• [To do]
Copy out all lines that hold "chart".

(Data extracted from a collection)

___

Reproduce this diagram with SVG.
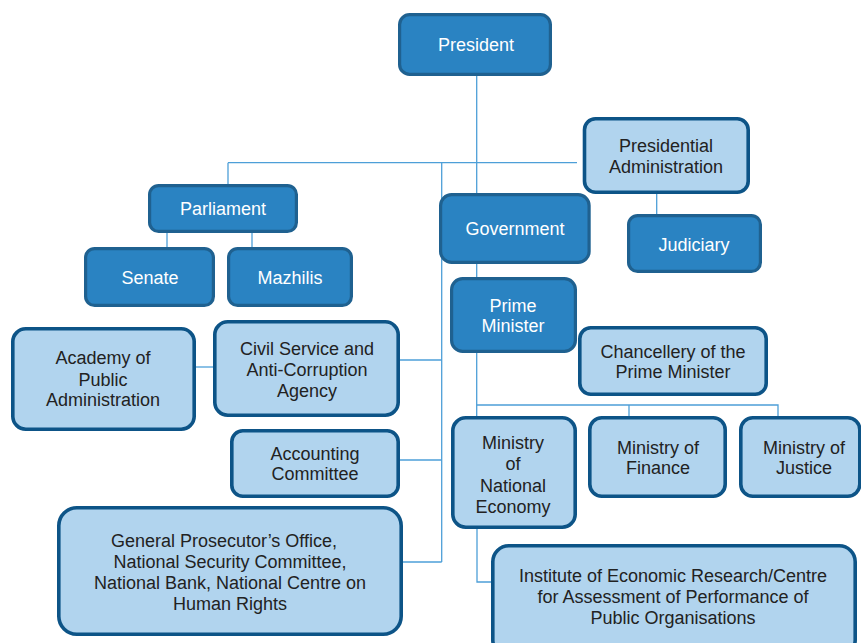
<svg xmlns="http://www.w3.org/2000/svg" width="861" height="643" viewBox="0 0 861 643">
<style>
.dk{fill:#2a83c2;stroke:#1f6190;stroke-width:3.2}
.lt{fill:#b1d4ee;stroke:#0d5487;stroke-width:3.6}
.tw{font-family:"Liberation Sans",Arial,sans-serif;font-size:18px;fill:#ffffff;text-anchor:middle}
.tb{font-family:"Liberation Sans",Arial,sans-serif;font-size:18px;fill:#222222;text-anchor:middle}
.cn{fill:none;stroke:#4d9fd8;stroke-width:1.3}
</style>
<rect width="861" height="643" fill="#ffffff"/>
<g id="connectors">
<path class="cn" d="M476.7 76V195"/>
<path class="cn" d="M228 162.7H577"/>
<path class="cn" d="M228 162.7V185"/>
<path class="cn" d="M441.7 162.7V562"/>
<path class="cn" d="M167 233V248"/>
<path class="cn" d="M252 233V248"/>
<path class="cn" d="M196 367H214"/>
<path class="cn" d="M400 360H441.7"/>
<path class="cn" d="M400 460H441.7"/>
<path class="cn" d="M403 562H441.7"/>
<path class="cn" d="M656.7 194V215"/>
<path class="cn" d="M476.7 263V278"/>
<path class="cn" d="M476.7 353V417"/>
<path class="cn" d="M476.7 405H778V417"/>
<path class="cn" d="M629 405V417"/>
<path class="cn" d="M477 529V582H492"/>
</g>
<g id="president"><rect class="dk" x="399.6" y="14.6" width="150.8" height="59.8" rx="10"/><text class="tw" x="476" y="51">President</text></g>
<g id="presidential-administration"><rect class="lt" x="584.5" y="118.8" width="163.7" height="73.4" rx="11"/><text class="tb" x="666" y="152">Presidential</text><text class="tb" x="666" y="172.5">Administration</text></g>
<g id="parliament"><rect class="dk" x="149.6" y="185.6" width="146.8" height="45.8" rx="9"/><text class="tw" x="223" y="214.5">Parliament</text></g>
<g id="government"><rect class="dk" x="440.6" y="194.6" width="148.5" height="67.8" rx="11"/><text class="tw" x="515" y="234.8">Government</text></g>
<g id="judiciary"><rect class="dk" x="628.6" y="215.6" width="131.8" height="55.8" rx="9"/><text class="tw" x="694" y="250.5">Judiciary</text></g>
<g id="senate"><rect class="dk" x="85.6" y="248.6" width="127.8" height="56.8" rx="9"/><text class="tw" x="150" y="284">Senate</text></g>
<g id="mazhilis"><rect class="dk" x="228.6" y="248.6" width="122.8" height="56.8" rx="9"/><text class="tw" x="290" y="284">Mazhilis</text></g>
<g id="prime-minister"><rect class="dk" x="451.6" y="278.6" width="123.8" height="72.8" rx="11"/><text class="tw" x="513" y="312">Prime</text><text class="tw" x="513" y="332">Minister</text></g>
<g id="chancellery"><rect class="lt" x="579.8" y="327.8" width="186.4" height="66.4" rx="11"/><text class="tb" x="673" y="358">Chancellery of the</text><text class="tb" x="673" y="378">Prime Minister</text></g>
<g id="academy"><rect class="lt" x="12.8" y="328.8" width="181.4" height="100.4" rx="13"/><text class="tb" x="103" y="364">Academy of</text><text class="tb" x="103" y="385.5">Public</text><text class="tb" x="103" y="405.5">Administration</text></g>
<g id="civil-service"><rect class="lt" x="214.8" y="321.8" width="183.4" height="93.4" rx="13"/><text class="tb" x="307" y="355.3">Civil Service and</text><text class="tb" x="307" y="376.3">Anti-Corruption</text><text class="tb" x="307" y="397">Agency</text></g>
<g id="accounting-committee"><rect class="lt" x="231.8" y="430.8" width="166.4" height="65.4" rx="11"/><text class="tb" x="315" y="460.3">Accounting</text><text class="tb" x="315" y="480.3">Committee</text></g>
<g id="ministry-national-economy"><rect class="lt" x="452.8" y="417.8" width="122.4" height="109.4" rx="13"/><text class="tb" x="513" y="449">Ministry</text><text class="tb" x="513" y="470.3">of</text><text class="tb" x="513" y="492">National</text><text class="tb" x="513" y="513.3">Economy</text></g>
<g id="ministry-finance"><rect class="lt" x="589.8" y="417.8" width="135.4" height="78.4" rx="12"/><text class="tb" x="658" y="454.3">Ministry of</text><text class="tb" x="658" y="474">Finance</text></g>
<g id="ministry-justice"><rect class="lt" x="740.8" y="417.8" width="119" height="78.4" rx="12"/><text class="tb" x="804" y="454.3">Ministry of</text><text class="tb" x="804" y="474">Justice</text></g>
<g id="general-prosecutor"><rect class="lt" x="58.8" y="507.8" width="342.4" height="126.4" rx="18"/><text class="tb" x="224" y="547">General Prosecutor’s Office,</text><text class="tb" x="230" y="568">National Security Committee,</text><text class="tb" x="230" y="589">National Bank, National Centre on</text><text class="tb" x="230" y="610">Human Rights</text></g>
<g id="institute"><rect class="lt" x="492.8" y="545.8" width="362.4" height="110" rx="16"/><text class="tb" x="673" y="582">Institute of Economic Research/Centre</text><text class="tb" x="673" y="603">for Assessment of Performance of</text><text class="tb" x="673" y="624">Public Organisations</text></g>
</svg>
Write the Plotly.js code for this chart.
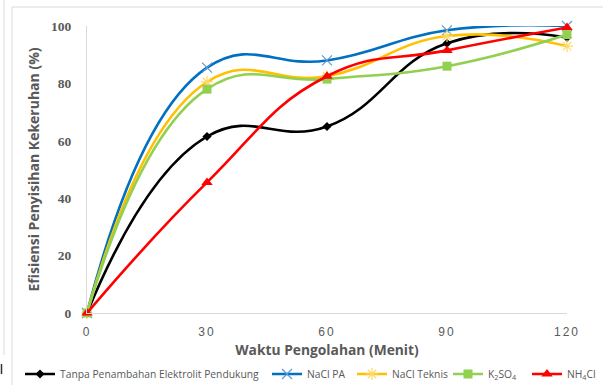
<!DOCTYPE html>
<html>
<head>
<meta charset="utf-8">
<script src="https://cdn.plot.ly/plotly-3.0.1.min.js"></script>
<style>
  html, body { margin: 0; padding: 0; background: #fff; }
  #chart { width: 603px; height: 385px; }
  .xtick text { letter-spacing: 2px; }
</style>
</head>
<body>
<div id="chart"></div>
<script>
// Processing time (minutes)
const waktu = [0, 30, 60, 90, 120];

// Turbidity removal efficiency (%) per supporting electrolyte
const tanpaElektrolit = [0, 61.5, 65, 94, 96];
const naclPA = [0, 85.5, 88, 98.5, 100];
const naclTeknis = [0, 80.5, 82.5, 96.5, 93];
const k2so4 = [0, 78, 81.5, 86, 97];
const nh4cl = [0, 45.5, 82.5, 91.5, 99.5];

const seriesNames = [
  'Tanpa Penambahan Elektrolit Pendukung',
  'NaCl PA',
  'NaCl Teknis',
  'K<sub>2</sub>SO<sub>4</sub>',
  'NH<sub>4</sub>Cl'
];

const xTicks = [0, 30, 60, 90, 120];
const yTicks = [0, 20, 40, 60, 80, 100];

const W = 603, H = 385;
const M = { l: 87, r: 36, t: 26, b: 72 };
const pw = W - M.l - M.r, ph = H - M.t - M.b;
// convert page pixels to paper coordinates for the frame lines
const px = v => (v - M.l) / pw;
const py = v => (H - M.b - v) / ph;

function series(y, name, legendId, color, symbol, msize, mcolor, mline) {
  return {
    x: waktu, y: y, name: name, legend: legendId, type: 'scatter', mode: 'lines+markers',
    line: { color: color, width: 2.6, shape: 'spline', smoothing: 1.3 },
    marker: { symbol: symbol, size: msize, color: mcolor,
              line: { color: mcolor, width: mline } },
    cliponaxis: false
  };
}

const data = [
  series(tanpaElektrolit, seriesNames[0], 'legend', '#000000', 'diamond', 7, '#000000', 0),
  series(naclPA, seriesNames[1], 'legend2', '#0070C0', 'x-thin-open', 10, '#5B9BD5', 1.2),
  series(naclTeknis, seriesNames[2], 'legend3', '#FFC000', 'asterisk-open', 10, '#FFD966', 1.2),
  series(k2so4, seriesNames[3], 'legend4', '#92D050', 'square', 9, '#92D050', 0),
  series(nh4cl, seriesNames[4], 'legend5', '#FF0000', 'triangle-up', 10, '#FF0000', 0)
];

const gray = '#595959';
const frame = '#DADADA';

// one legend per series so the entries sit in a single row along the bottom
function legendAt(left) {
  return {
    orientation: 'h', xref: 'container', x: left / W, xanchor: 'left',
    yref: 'container', y: (H - 374) / H, yanchor: 'middle',
    itemwidth: 30,
    font: { family: 'Open Sans, sans-serif', size: 10.3, color: gray },
    bgcolor: 'rgba(0,0,0,0)', borderwidth: 0
  };
}

const layout = {
  width: W, height: H,
  margin: M,
  paper_bgcolor: '#ffffff', plot_bgcolor: '#ffffff',
  showlegend: true,
  font: { family: 'Open Sans, sans-serif', color: gray },
  xaxis: {
    range: [0, 120], tickvals: xTicks, ticktext: xTicks.map(String),
    showgrid: false, zeroline: false, showline: true, linecolor: '#D9D9D9', linewidth: 1,
    ticks: '', ticklabelstandoff: 8,
    tickfont: { family: 'Liberation Sans, sans-serif', size: 12, color: gray },
    title: { text: 'Waktu Pengolahan (Menit)', standoff: 11,
             font: { family: 'Open Sans, sans-serif', size: 13.8, color: gray, weight: 'bold' } }
  },
  yaxis: {
    range: [0, 100], tickvals: yTicks, ticktext: yTicks.map(String),
    showgrid: false, zeroline: false, showline: true, linecolor: '#D9D9D9', linewidth: 1,
    ticks: '', ticklabelstandoff: 12,
    tickfont: { family: 'Liberation Serif, serif', size: 13.5, color: gray, weight: 'bold' },
    title: { text: 'Efisiensi Penyisihan Kekeruhan (%)', standoff: 8,
             font: { family: 'Open Sans, sans-serif', size: 14, color: gray, weight: 'bold' } }
  },
  legend: legendAt(20),
  legend2: legendAt(267),
  legend3: legendAt(352),
  legend4: legendAt(448),
  legend5: legendAt(527),
  shapes: [
    { type: 'line', xref: 'paper', yref: 'paper', x0: px(12), x1: px(603), y0: py(7), y1: py(7),
      line: { color: frame, width: 1 } },
    { type: 'line', xref: 'paper', yref: 'paper', x0: px(12), x1: px(12), y0: py(7), y1: py(385),
      line: { color: frame, width: 1 } },
    { type: 'line', xref: 'paper', yref: 'paper', x0: px(4), x1: px(4), y0: py(0), y1: py(355),
      line: { color: frame, width: 1 } },
    { type: 'line', xref: 'paper', yref: 'paper', x0: px(1.5), x1: px(1.5), y0: py(364), y1: py(374),
      line: { color: '#333333', width: 1.5 } }
  ]
};

Plotly.newPlot('chart', data, layout, { staticPlot: true, displayModeBar: false });
</script>
</body>
</html>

___

• [The answer]
Write the Plotly.js code for this chart.
  #chart { width: 603px; height: 385px; }
<div id="chart"></div>
Plotly.newPlot('chart', data, layout, { staticPlot: true, displayModeBar: false });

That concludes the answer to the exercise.